■ **SHORT TASK**:
Pictures in the entries below are to be left out; otherwise, reproduce exactly the lines from the first through the line containing "minimum width=114pt, minimum".

* * *

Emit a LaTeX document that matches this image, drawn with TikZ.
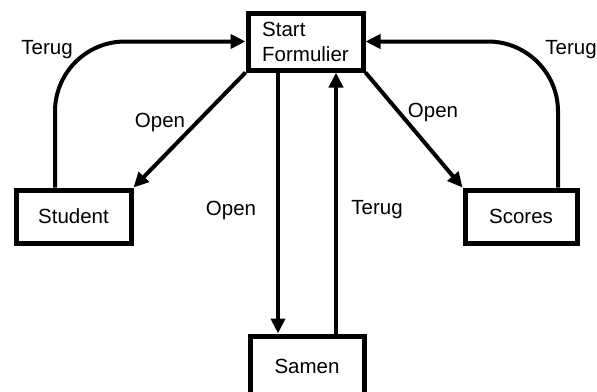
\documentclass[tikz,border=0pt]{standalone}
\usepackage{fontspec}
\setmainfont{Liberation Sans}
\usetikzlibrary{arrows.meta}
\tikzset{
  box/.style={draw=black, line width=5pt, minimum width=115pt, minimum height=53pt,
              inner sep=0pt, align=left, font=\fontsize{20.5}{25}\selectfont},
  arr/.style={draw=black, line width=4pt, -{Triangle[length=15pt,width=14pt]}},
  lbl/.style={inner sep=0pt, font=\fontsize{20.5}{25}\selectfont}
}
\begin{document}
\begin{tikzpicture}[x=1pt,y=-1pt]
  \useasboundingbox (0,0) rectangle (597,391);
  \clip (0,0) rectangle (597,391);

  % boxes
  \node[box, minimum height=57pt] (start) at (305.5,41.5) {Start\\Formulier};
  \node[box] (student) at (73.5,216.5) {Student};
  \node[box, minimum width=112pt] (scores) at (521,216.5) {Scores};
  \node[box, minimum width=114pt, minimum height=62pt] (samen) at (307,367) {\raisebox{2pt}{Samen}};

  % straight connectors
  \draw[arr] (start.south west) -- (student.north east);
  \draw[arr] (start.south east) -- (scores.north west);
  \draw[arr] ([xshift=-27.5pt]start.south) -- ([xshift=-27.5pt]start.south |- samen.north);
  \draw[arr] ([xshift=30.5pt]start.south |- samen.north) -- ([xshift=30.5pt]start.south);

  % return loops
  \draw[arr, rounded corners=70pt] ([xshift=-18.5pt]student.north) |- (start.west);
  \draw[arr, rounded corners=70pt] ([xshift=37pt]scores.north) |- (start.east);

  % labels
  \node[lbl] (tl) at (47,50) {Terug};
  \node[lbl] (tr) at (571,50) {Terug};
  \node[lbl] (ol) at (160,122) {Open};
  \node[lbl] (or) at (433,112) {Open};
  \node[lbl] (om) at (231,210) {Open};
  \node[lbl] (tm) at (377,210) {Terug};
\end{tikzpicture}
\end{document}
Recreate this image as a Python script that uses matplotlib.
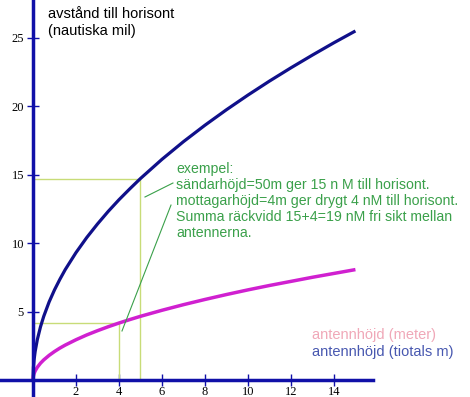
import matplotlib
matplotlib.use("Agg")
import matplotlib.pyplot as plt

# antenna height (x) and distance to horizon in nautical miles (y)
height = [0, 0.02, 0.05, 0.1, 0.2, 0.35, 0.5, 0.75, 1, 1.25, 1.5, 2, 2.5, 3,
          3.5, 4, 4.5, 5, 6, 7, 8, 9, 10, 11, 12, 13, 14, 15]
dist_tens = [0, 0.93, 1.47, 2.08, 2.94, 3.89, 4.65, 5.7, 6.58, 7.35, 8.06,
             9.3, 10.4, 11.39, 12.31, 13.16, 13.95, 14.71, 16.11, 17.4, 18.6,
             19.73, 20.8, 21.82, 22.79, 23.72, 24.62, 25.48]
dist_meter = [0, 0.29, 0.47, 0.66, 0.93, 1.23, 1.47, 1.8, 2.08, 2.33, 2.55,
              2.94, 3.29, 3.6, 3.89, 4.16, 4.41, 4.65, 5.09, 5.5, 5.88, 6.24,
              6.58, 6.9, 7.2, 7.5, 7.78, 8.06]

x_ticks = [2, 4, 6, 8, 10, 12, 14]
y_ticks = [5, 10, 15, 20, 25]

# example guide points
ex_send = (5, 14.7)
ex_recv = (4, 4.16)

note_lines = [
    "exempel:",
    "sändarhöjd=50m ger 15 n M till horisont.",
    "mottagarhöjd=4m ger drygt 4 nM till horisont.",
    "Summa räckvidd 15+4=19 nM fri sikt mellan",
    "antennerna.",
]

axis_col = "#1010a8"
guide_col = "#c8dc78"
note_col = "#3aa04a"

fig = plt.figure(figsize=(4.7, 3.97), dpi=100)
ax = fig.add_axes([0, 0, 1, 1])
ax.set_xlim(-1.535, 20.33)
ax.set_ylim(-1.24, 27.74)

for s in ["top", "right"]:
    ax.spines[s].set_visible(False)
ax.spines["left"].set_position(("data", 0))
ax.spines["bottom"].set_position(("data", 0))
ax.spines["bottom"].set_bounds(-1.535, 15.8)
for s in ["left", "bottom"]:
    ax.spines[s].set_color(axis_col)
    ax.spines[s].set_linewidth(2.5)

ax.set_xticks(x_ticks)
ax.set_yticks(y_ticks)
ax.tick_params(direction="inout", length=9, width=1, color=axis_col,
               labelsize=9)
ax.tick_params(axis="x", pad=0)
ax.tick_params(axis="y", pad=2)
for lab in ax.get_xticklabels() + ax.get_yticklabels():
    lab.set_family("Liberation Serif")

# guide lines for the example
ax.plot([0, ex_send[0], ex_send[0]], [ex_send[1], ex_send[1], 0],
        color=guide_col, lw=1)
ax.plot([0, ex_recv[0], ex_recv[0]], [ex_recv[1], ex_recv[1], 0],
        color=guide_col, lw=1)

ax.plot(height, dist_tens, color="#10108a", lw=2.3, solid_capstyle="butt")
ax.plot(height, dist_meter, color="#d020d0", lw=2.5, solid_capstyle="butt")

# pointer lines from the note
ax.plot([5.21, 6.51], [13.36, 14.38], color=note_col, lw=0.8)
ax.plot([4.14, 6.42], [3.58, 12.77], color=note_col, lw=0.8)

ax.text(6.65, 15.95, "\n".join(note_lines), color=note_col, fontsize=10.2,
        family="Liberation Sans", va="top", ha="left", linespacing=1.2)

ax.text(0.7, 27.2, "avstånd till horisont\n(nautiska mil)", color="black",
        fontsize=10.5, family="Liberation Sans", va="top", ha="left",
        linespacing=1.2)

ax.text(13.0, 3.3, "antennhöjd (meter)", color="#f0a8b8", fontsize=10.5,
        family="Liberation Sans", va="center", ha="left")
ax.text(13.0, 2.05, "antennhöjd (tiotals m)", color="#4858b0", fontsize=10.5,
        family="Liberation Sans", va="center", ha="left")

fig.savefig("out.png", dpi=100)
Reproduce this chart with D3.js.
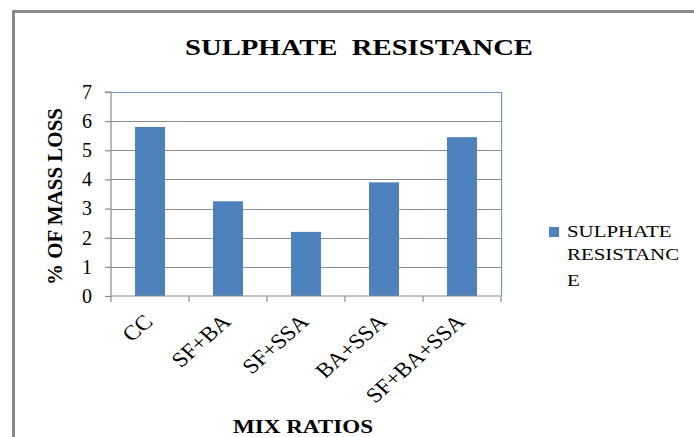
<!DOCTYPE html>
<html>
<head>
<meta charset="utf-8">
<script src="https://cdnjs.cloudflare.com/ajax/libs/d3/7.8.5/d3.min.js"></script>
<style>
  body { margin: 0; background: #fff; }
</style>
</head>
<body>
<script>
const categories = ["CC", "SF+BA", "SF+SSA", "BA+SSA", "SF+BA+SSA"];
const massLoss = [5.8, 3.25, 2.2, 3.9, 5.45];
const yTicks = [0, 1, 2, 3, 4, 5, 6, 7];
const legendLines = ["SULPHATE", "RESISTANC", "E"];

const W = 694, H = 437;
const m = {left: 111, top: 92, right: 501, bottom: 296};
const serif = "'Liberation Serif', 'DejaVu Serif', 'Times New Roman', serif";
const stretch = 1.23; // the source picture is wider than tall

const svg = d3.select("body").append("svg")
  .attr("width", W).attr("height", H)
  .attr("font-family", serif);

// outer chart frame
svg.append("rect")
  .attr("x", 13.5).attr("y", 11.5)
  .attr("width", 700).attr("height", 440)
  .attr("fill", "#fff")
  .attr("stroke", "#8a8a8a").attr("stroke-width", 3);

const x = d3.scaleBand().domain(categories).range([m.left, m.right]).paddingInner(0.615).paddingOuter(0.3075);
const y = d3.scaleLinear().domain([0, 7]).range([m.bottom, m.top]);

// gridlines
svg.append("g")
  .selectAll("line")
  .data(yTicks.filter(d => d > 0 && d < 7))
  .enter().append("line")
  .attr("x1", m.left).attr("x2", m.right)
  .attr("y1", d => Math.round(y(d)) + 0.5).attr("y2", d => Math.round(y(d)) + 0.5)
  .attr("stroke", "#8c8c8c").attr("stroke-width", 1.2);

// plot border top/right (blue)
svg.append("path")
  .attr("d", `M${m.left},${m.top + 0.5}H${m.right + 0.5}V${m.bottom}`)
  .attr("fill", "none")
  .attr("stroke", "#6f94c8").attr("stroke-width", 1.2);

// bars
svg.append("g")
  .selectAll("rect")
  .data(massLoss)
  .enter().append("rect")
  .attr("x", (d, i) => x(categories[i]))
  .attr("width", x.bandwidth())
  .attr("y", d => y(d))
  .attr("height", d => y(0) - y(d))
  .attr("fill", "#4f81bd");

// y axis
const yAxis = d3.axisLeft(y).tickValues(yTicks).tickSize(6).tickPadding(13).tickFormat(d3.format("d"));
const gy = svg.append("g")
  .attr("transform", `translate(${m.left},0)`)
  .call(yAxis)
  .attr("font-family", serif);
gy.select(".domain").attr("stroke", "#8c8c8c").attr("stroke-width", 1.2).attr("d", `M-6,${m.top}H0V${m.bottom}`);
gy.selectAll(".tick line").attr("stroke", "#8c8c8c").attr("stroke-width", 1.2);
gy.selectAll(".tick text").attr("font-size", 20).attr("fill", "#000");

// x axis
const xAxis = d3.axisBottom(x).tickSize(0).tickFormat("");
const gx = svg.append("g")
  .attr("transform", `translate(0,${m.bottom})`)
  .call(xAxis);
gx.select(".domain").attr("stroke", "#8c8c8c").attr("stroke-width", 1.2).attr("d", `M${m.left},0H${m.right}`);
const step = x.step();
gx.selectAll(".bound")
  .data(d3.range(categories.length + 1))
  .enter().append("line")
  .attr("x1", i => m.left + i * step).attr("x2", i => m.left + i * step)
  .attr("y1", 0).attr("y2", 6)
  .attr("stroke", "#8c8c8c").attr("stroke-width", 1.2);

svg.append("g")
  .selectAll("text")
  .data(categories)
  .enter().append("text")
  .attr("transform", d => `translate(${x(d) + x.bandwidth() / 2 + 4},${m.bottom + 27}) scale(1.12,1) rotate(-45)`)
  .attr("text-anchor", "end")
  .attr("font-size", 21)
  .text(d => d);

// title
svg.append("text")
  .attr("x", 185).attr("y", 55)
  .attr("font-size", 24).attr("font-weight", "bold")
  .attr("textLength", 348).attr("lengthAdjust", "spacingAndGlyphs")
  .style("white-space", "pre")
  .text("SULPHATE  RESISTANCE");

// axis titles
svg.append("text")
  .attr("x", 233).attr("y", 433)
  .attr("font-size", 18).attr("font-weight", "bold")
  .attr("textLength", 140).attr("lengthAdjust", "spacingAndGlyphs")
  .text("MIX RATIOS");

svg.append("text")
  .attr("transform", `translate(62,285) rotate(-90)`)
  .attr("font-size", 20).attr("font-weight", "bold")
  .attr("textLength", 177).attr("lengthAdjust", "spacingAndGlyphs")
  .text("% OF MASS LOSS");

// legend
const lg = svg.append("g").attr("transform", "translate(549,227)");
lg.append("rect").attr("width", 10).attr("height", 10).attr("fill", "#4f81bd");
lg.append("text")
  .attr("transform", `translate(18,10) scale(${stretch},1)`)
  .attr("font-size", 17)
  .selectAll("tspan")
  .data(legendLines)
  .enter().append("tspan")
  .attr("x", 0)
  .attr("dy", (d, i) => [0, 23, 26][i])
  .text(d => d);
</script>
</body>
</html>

* * *

■ **WRITTEN SOLUTION**:
Emit a LaTeX document that matches this image, drawn with TikZ.
\documentclass[tikz,border=0pt]{standalone}
\usepackage{fontspec}
\setmainfont{Liberation Sans}
\usetikzlibrary{arrows.meta}
\tikzset{
  box/.style={draw=black, line width=5pt, minimum width=115pt, minimum height=53pt,
              inner sep=0pt, align=left, font=\fontsize{20.5}{25}\selectfont},
  arr/.style={draw=black, line width=4pt, -{Triangle[length=15pt,width=14pt]}},
  lbl/.style={inner sep=0pt, font=\fontsize{20.5}{25}\selectfont}
}
\begin{document}
\begin{tikzpicture}[x=1pt,y=-1pt]
  \useasboundingbox (0,0) rectangle (597,391);
  \clip (0,0) rectangle (597,391);

  % boxes
  \node[box, minimum height=57pt] (start) at (305.5,41.5) {Start\\Formulier};
  \node[box] (student) at (73.5,216.5) {Student};
  \node[box, minimum width=112pt] (scores) at (521,216.5) {Scores};
  \node[box, minimum width=114pt, minimum height=62pt] (samen) at (307,367) {\raisebox{2pt}{Samen}};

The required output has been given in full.